Auguste Comte had two distinct aims in writing The Positive Philosophy of Auguste Comte. The first and “special” aim was to put the study of society on a positive foundation like those on which the natural sciences rested. The second and “general” aim was to review the natural sciences in order to show that they are not independent of one another but are “all branches from the same trunk.” The two aims are inseparable.
Comte divided the study of society—sociology or “social physics,” as he called it—into two parts, following a distinction that he believed runs through all the sciences: social statics and social dynamics. The former seems not to have interested him especially. He maintained that in its broader aspects, at least, it was deducible from human physiology, which demands that people live in society, that they form families, and that they obey political authorities. On these grounds, he held that woman is inferior to man and bound to subservience, and that some people and races are constitutionally suited to obey and others to command.

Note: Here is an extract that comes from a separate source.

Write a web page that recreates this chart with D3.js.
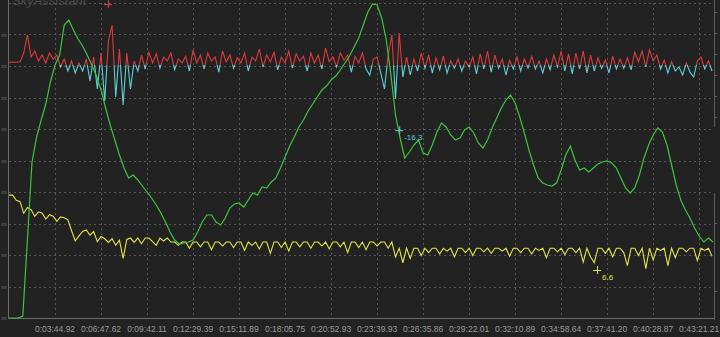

However, Comte dealt with these matters only in passing. His interest was not so much in the generic traits that are found in all human societies as in the laws that govern the transition of a society from one condition to another. This is what he intended by the term “social dynamics.” His work was to be nothing less than a science of history. History, said Comte, had compiled many facts but had been unable to contribute anything of importance to understanding humankind’s condition because, like the data of meteorology, its facts needed a law to become significant. Comte thought that he had discovered that law; he called it the “law of the three stages.”